(What is required):
The material below holds a span beginning at the line with "What matplotlib code" and ending at the line with "periods = list(range(1, 31))". Quote that span exactly, both ends included, and only that span.

(Information supplied):
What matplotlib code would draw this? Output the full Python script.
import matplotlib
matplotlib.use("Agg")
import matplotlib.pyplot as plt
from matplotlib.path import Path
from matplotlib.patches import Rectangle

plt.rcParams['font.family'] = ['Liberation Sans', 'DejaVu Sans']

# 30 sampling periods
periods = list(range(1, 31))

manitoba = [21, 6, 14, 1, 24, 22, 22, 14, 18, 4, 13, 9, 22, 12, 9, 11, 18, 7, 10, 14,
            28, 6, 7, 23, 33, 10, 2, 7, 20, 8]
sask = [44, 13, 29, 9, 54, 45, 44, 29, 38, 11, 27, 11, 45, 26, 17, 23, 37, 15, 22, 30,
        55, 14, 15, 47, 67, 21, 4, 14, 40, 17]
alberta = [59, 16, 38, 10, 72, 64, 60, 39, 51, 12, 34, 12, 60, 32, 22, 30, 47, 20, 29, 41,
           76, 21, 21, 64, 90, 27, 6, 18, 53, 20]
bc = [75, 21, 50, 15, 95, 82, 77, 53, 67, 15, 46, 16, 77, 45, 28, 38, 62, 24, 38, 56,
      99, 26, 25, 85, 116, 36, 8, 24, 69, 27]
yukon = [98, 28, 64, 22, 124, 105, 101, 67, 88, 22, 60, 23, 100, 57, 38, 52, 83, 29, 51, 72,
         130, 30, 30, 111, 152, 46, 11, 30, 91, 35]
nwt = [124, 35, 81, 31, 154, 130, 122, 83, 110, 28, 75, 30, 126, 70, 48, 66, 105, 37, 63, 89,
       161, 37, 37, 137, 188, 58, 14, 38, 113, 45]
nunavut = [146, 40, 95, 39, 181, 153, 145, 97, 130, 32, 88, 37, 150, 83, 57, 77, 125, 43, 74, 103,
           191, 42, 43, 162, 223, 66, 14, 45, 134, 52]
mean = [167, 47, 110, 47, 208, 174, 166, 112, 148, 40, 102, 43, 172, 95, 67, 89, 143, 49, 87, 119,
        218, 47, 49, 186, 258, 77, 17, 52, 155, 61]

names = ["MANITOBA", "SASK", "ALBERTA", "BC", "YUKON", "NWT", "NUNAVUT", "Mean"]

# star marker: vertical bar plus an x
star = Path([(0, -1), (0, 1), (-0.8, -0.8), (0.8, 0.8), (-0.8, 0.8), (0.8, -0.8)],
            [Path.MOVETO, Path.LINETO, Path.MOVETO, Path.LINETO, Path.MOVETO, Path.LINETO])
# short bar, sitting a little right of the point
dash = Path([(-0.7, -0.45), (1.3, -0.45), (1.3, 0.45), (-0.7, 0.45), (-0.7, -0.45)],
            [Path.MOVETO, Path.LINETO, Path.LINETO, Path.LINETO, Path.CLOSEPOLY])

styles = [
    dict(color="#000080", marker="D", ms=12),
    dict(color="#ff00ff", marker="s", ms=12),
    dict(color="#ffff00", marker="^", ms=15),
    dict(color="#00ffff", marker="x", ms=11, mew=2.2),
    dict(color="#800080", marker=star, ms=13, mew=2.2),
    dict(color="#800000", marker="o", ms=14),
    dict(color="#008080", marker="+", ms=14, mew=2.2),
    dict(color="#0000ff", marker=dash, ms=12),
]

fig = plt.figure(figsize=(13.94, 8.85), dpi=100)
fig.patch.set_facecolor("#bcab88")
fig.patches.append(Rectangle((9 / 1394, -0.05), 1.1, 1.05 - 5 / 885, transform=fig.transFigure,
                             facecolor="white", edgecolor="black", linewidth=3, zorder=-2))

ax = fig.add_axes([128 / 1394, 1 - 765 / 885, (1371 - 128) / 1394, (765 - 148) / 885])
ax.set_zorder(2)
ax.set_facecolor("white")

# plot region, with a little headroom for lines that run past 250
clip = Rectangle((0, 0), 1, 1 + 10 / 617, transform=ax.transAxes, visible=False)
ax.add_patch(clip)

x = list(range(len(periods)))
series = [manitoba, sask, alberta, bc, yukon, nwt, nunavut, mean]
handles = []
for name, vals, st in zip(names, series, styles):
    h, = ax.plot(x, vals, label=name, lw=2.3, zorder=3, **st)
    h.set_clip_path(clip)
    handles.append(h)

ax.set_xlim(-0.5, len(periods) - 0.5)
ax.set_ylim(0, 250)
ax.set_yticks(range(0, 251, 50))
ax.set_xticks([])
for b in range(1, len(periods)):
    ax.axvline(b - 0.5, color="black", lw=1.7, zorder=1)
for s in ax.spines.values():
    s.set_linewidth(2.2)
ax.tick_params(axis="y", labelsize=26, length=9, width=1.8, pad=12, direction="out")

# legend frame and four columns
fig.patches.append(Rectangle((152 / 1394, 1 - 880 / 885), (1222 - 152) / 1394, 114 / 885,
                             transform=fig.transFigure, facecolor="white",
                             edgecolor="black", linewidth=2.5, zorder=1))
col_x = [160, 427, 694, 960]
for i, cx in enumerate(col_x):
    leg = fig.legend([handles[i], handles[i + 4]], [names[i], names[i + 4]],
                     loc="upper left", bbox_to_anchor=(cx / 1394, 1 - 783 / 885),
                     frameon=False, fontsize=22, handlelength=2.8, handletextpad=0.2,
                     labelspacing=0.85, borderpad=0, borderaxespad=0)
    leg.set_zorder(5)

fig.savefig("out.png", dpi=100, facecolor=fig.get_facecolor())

--

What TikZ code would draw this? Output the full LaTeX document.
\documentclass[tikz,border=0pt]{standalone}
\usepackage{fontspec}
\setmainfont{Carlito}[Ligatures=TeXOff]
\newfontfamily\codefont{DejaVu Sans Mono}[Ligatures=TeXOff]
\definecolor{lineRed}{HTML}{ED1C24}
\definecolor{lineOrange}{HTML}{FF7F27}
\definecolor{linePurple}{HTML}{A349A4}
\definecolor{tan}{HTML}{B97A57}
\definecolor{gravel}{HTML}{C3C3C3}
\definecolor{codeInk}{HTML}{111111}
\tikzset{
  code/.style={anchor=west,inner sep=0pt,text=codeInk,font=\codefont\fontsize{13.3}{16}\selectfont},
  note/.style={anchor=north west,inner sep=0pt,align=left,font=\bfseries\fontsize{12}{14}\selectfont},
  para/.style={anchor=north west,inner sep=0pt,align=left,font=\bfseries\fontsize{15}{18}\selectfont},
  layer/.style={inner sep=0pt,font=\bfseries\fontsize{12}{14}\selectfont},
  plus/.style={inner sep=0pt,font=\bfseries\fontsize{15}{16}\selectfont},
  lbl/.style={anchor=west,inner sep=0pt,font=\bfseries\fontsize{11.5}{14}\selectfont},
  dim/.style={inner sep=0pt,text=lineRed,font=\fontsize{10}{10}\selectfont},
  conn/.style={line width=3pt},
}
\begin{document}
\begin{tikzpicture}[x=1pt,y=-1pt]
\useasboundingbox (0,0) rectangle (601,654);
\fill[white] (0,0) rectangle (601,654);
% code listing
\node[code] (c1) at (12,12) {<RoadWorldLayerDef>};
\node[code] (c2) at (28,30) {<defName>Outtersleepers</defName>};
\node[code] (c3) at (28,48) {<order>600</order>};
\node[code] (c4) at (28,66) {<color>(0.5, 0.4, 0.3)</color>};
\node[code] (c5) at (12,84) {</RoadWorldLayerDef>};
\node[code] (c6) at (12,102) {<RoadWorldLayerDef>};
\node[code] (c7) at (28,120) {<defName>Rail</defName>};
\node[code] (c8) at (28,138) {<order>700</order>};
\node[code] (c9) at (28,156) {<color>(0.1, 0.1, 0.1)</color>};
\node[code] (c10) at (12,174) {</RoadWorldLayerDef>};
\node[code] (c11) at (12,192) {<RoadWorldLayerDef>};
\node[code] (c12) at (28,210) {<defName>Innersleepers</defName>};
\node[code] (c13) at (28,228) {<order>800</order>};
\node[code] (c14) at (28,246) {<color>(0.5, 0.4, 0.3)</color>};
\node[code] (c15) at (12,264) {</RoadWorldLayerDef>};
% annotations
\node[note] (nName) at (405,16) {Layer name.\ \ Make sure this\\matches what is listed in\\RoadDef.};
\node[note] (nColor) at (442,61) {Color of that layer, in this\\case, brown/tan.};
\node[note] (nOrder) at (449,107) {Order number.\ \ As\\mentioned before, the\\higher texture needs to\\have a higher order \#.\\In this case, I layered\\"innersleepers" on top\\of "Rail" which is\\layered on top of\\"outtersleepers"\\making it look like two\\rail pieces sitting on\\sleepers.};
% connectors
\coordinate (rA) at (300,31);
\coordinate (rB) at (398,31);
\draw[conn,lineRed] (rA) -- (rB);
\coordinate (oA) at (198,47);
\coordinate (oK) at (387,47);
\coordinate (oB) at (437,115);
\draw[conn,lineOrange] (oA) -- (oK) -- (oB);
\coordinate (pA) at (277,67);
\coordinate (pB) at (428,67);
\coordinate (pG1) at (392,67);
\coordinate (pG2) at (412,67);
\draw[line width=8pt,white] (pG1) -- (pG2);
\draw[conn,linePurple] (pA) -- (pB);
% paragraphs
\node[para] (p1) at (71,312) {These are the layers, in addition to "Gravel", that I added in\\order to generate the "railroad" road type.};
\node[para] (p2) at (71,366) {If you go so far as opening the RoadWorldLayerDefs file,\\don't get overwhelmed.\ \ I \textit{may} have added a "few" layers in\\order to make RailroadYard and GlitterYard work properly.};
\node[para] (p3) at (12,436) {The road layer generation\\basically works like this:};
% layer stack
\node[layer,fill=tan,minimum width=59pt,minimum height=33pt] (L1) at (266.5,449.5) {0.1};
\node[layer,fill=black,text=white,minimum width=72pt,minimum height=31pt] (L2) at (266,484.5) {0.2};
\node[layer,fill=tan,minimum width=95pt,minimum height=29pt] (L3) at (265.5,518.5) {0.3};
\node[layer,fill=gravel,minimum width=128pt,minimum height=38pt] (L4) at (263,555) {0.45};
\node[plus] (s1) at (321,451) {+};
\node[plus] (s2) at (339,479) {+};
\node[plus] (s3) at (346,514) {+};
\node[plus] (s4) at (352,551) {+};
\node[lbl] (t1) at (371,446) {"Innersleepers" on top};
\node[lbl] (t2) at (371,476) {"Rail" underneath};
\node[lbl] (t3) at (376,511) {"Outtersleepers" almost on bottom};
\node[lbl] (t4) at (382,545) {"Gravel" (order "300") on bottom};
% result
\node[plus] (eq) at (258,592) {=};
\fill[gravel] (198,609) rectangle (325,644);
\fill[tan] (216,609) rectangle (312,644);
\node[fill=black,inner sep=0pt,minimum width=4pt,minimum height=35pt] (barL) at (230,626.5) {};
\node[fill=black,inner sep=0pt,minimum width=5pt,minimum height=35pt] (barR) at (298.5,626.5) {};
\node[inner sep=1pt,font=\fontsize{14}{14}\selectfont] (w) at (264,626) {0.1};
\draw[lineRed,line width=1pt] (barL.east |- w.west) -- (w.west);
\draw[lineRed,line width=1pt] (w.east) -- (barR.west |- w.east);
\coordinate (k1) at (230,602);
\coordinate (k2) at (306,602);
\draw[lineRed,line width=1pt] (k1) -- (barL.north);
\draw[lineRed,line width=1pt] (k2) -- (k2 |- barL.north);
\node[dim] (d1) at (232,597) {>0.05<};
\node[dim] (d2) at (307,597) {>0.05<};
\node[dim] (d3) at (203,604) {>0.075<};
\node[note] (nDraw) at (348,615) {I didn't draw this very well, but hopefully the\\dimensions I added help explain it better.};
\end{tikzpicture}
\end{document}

(Solution):
What matplotlib code would draw this? Output the full Python script.
import matplotlib
matplotlib.use("Agg")
import matplotlib.pyplot as plt
from matplotlib.path import Path
from matplotlib.patches import Rectangle

plt.rcParams['font.family'] = ['Liberation Sans', 'DejaVu Sans']

# 30 sampling periods
periods = list(range(1, 31))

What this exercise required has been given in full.